In the meantime we found out that it appears that there is a deviation in the temperature sensors within the Plantower batches and that also the installation of the monitor, primarily its exposure to sunlight and wind has an effect on the accuracy of the compensation formula.

So I believe we will revisit the formula at some point and see if we can make it more accurate.

I assume you saw the presentation that Anika made about the development of this algorithm.

I’ve seen this deck in the past, but had forgotten about it by the time I started this thread :slight_smile:

primarily its exposure to sunlight and wind has an effect on the accuracy of the compensation formula.

I’d be really curious to hear how are you thinking of compensating for direct sunlight exposure, especially given the design of the enclosure which, honestly, is a heat trap: all of the cavities are at the bottom of the device. It helps somewhat that the PMS5003T has a fan to force some airflow to PMS’ sensors, but that airflow is entirely within the confines of PMS (the fresh air enters through the bottom and exits back through the bottom rather than e.g. into the enclosure.) The increased “ambient” temperature within the enclosure is sure to have an effect on the temperature measurements of PMS5003T.

All that said, again, absolute humidity has this nice property of being temperature idempotent.

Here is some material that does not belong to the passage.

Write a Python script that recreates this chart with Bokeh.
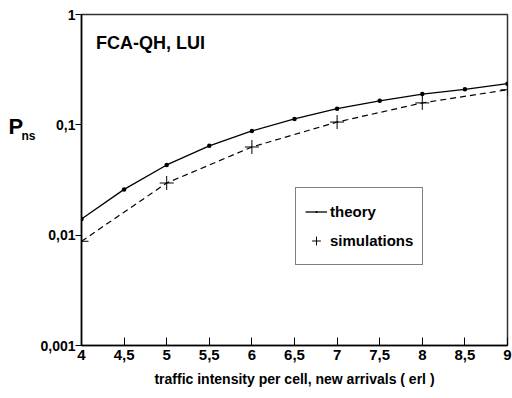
from bokeh.plotting import figure
from bokeh.layouts import row
from bokeh.models import FixedTicker, CustomJSTickFormatter, Legend, LegendItem, Label
from bokeh.embed import file_html
from bokeh.resources import INLINE

x_theory = [4, 4.5, 5, 5.5, 6, 6.5, 7, 7.5, 8, 8.5, 9]
p_theory = [0.0140, 0.026, 0.0433, 0.0645, 0.088, 0.113, 0.140, 0.165, 0.190, 0.210, 0.236]
x_sim = [4, 5, 6, 7, 8, 9]
p_sim = [0.0088, 0.0297, 0.063, 0.106, 0.158, 0.208]
x_ticks = [4, 4.5, 5, 5.5, 6, 6.5, 7, 7.5, 8, 8.5, 9]
y_ticks = [0.001, 0.01, 0.1, 1]

FONT = "Liberation Sans"
LEFT_W = 37

# narrow panel holding the y-axis label "P" with subscript "ns"
lab = figure(width=LEFT_W, height=398, output_backend="svg", toolbar_location=None,
             x_axis_location=None, y_axis_location=None, min_border=0,
             x_range=(0, 1), y_range=(0, 1))
lab.outline_line_color = None
lab.grid.visible = False
lab.background_fill_color = "white"
lab.border_fill_color = "white"
lab.add_layout(Label(x=8, y=219, x_units="screen", y_units="screen", text="P",
                     text_font=FONT, text_font_style="bold", text_color="black",
                     text_font_size="22px", text_baseline="middle"))
lab.add_layout(Label(x=21, y=210, x_units="screen", y_units="screen", text="ns",
                     text_font=FONT, text_font_style="bold", text_color="black",
                     text_font_size="12px", text_baseline="middle"))

p = figure(width=512 - LEFT_W, height=398, output_backend="svg", toolbar_location=None,
           y_axis_type="log", x_range=(4, 9), y_range=(0.001, 1),
           min_border_left=81 - LEFT_W, min_border_right=5, min_border_top=14, min_border_bottom=53)
p.background_fill_color = "white"
p.border_fill_color = "white"
p.outline_line_color = "#333333"
p.outline_line_width = 1.5
p.grid.visible = False

fmt = CustomJSTickFormatter(code="return tick.toString().replace('.', ',');")
p.xaxis.ticker = FixedTicker(ticks=x_ticks)
p.yaxis.ticker = FixedTicker(ticks=y_ticks)
p.xaxis.formatter = fmt
p.yaxis.formatter = fmt
for ax in (p.xaxis, p.yaxis):
    ax.axis_line_color = "black"
    ax.axis_line_width = 1.5
    ax.major_tick_line_color = "black"
    ax.minor_tick_line_color = None
    ax.major_label_text_font = FONT
    ax.major_label_text_font_style = "bold"
    ax.major_label_text_font_size = "15px"
    ax.major_label_text_color = "black"
p.yaxis.major_label_text_font_size = "14px"
p.xaxis.major_tick_in = 8
p.xaxis.major_tick_out = 0
p.xaxis.major_label_standoff = 4
p.yaxis.major_tick_in = 0
p.yaxis.major_tick_out = 6
p.yaxis.major_label_standoff = 0
p.xaxis.axis_label = "traffic intensity per cell, new arrivals ( erl )"
p.xaxis.axis_label_text_font = FONT
p.xaxis.axis_label_text_font_style = "bold"
p.xaxis.axis_label_text_font_size = "14px"
p.xaxis.axis_label_text_color = "black"
p.xaxis.axis_label_standoff = 8

r1 = p.line(x_theory, p_theory, line_color="black", line_width=1.3)
m1 = p.scatter(x_theory, p_theory, marker="dot", size=18, color="black")
r2 = p.line(x_sim, p_sim, line_color="black", line_width=1.2, line_dash="6 4")
m2 = p.scatter(x_sim, p_sim, marker="cross", size=14, line_color="black", line_width=1)

legend = Legend(items=[LegendItem(label="theory", renderers=[r1, m1]),
                       LegendItem(label="simulations", renderers=[m2])],
                location=(214, 80), border_line_color="black", border_line_width=1.2,
                label_text_font=FONT, label_text_font_style="bold", label_text_font_size="15px",
                label_text_color="black",
                glyph_width=22, glyph_height=29, spacing=0, padding=9, margin=0,
                label_standoff=3, background_fill_alpha=1)
p.add_layout(legend, "center")

p.add_layout(Label(x=4.17, y=0.55, text="FCA-QH, LUI", text_font=FONT, text_font_style="bold",
                   text_font_size="18px", text_baseline="middle", text_color="black"))

layout = row(lab, p, spacing=0)
open("out.html", "w").write(file_html(layout, INLINE))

Yes, the sensor being in direct sunlight will affect both the temperature measurements in upwards direction and the relative humidity measurements in downwards direction, but in principle the absolute humidity of the environments remains roughly the same.

If the raw temperature and humidity measurements from AG weren’t the nonsense they are, in principle it would have been straightforward to get correct RH by first obtaining the absolute (specific) humidity and then converting it back to relative humidity at whatever the corrected temperature is. What really surprises me is that this is not the case. Makes me really wonder what exactly is the reason for the raw measurements being so off in outdoor units when they appear to be doing fine in the indoor units. Is it because of air re-circulation?